The escalating situation drove investors to seek safety in German bunds and US treasuries and fears of contagion were awakened with Eurozone periphery bond yields rising significantly. The euro ended the day lower on Tuesday having made same gains earlier on. But the single currency sought to recoup some of its losses against the dollar the in Asian session as it rose to 1.1270 in late Asian trading. It was also higher against the pound at 0.7205.
The dollar was flat ahead of the Fed decision. Mixed housing data on Tuesday did little to alter expectations that interest rates are likely to go up towards the end of the year. The greenback was little changed against the yen early on but moved higher in late Asian trading to 123.67. Better than expected current account data for the first quarter was unable to lend support to the New Zealand dollar as it continued to slip lower to 0.6949 against the greenback. The aussie was also weak, falling to 0.7707 against the dollar. Meanwhile, the pound was flat against the dollar around 1.5639 ahead of today’s unemployment and tomorrow’s retail sales data.
The main event coming up later today that will be on everyone’s watchlist is the Fed’s open market committee meeting. The FOMC statement will be closely scrutinized for any changes to the Fed’s outlook on the strength of US economic growth and inflation expectations as this will determine the timing of when interest rates will go up. The Fed will also be publishing its economic projections at the same time as the statement, followed by a press conference.

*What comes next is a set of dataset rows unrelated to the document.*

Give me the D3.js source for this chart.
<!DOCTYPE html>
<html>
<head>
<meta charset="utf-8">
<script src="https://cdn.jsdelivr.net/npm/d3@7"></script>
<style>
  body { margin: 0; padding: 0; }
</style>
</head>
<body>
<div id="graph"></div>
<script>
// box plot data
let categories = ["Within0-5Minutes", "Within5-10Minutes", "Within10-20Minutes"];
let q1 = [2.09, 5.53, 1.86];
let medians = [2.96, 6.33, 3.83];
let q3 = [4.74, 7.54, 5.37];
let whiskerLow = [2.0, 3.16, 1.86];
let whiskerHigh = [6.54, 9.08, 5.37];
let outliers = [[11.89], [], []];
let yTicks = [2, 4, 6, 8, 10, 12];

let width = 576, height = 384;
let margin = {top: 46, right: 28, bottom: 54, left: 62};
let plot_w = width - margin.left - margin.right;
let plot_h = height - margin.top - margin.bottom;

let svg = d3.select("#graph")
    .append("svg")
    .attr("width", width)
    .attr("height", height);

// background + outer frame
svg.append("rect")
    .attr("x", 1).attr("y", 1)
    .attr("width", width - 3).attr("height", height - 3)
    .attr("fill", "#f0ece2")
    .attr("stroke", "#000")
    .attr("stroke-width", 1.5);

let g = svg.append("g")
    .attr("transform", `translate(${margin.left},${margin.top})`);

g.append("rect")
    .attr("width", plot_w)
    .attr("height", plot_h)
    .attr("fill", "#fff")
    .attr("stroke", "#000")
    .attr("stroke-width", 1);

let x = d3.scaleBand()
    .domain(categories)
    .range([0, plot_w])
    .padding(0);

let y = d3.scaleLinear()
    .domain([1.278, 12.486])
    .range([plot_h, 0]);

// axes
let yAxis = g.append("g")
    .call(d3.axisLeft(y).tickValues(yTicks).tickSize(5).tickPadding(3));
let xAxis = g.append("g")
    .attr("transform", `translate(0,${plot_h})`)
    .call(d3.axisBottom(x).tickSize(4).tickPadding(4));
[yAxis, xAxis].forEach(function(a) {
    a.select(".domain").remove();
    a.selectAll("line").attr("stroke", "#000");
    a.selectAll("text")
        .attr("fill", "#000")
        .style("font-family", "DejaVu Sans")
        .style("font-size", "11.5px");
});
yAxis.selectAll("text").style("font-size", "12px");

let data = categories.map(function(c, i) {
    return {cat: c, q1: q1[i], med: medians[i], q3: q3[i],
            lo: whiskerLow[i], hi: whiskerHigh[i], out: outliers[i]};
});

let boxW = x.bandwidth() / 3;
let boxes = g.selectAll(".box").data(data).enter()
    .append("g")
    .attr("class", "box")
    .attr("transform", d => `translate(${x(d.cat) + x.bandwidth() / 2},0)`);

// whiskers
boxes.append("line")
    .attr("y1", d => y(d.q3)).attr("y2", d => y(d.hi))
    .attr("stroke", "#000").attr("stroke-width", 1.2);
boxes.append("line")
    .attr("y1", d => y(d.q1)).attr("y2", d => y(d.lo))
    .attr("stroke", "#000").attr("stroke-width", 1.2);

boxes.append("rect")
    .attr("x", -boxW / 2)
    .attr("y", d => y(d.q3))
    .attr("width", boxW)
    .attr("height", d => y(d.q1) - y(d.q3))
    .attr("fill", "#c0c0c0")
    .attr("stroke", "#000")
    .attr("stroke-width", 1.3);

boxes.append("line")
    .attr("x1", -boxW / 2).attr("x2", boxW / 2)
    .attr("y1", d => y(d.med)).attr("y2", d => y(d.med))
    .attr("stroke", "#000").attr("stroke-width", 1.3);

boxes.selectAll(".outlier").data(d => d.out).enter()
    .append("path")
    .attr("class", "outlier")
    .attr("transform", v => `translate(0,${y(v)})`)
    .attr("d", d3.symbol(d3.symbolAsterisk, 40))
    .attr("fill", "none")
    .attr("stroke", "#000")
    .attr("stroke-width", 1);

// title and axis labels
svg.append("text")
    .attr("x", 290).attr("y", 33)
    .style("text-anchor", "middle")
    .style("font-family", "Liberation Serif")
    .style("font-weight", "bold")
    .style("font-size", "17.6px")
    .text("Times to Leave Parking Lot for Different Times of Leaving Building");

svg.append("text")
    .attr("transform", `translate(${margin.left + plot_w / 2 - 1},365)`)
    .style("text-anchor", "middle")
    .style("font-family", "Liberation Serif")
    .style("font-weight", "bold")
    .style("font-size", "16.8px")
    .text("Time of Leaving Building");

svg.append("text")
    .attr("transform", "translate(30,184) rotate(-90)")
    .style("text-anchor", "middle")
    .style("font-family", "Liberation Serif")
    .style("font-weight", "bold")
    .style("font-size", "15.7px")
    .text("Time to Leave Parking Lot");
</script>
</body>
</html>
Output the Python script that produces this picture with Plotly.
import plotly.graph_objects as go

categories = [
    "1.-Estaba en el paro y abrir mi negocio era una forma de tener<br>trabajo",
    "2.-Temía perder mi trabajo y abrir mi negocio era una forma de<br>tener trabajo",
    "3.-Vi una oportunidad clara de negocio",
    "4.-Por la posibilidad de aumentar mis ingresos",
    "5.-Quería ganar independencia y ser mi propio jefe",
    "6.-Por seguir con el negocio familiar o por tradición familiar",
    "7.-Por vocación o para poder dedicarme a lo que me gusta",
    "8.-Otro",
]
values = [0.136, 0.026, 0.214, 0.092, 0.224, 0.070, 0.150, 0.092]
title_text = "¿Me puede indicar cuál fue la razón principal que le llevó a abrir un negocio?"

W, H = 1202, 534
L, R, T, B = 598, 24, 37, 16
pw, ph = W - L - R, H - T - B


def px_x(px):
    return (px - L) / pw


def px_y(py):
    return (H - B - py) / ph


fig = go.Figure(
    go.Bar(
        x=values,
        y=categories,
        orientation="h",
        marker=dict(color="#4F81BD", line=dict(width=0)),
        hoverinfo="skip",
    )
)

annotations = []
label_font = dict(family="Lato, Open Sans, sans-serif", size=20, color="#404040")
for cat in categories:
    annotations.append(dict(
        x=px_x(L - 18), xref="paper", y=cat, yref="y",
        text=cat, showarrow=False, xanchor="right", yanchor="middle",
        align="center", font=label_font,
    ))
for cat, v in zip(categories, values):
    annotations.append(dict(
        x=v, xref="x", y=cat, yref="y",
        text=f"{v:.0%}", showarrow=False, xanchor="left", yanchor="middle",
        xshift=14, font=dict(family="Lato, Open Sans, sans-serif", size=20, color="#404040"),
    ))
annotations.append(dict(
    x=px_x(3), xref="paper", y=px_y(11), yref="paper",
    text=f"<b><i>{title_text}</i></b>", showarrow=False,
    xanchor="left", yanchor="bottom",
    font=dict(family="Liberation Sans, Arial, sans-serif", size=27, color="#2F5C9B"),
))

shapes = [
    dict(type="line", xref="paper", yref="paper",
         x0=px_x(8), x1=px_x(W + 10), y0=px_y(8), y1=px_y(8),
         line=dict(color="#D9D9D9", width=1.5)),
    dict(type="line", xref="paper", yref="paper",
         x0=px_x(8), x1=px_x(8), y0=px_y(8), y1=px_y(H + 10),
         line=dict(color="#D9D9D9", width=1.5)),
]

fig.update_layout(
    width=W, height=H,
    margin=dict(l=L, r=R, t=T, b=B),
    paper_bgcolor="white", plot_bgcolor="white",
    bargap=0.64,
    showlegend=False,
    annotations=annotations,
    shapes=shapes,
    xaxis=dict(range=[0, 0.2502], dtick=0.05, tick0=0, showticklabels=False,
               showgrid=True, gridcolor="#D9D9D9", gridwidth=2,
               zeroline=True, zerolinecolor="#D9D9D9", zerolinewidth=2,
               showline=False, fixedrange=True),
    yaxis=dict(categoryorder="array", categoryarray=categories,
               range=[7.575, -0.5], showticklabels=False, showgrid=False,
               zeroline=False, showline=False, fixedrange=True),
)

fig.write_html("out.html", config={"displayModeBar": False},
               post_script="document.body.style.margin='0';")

Also of importance will be the UK’s unemployment data, a key determinant in the Bank of England’s inflation outlook. UK unemployment is expected to stay unchanged in April but average earnings are expected to pick up. There is little data coming out of the Eurozone apart from the final CPI figures for May, which aren’t expected to produce any surprises but statements and releases from the ECB Governing Council’s non-monetary policy meeting may bring some market reaction.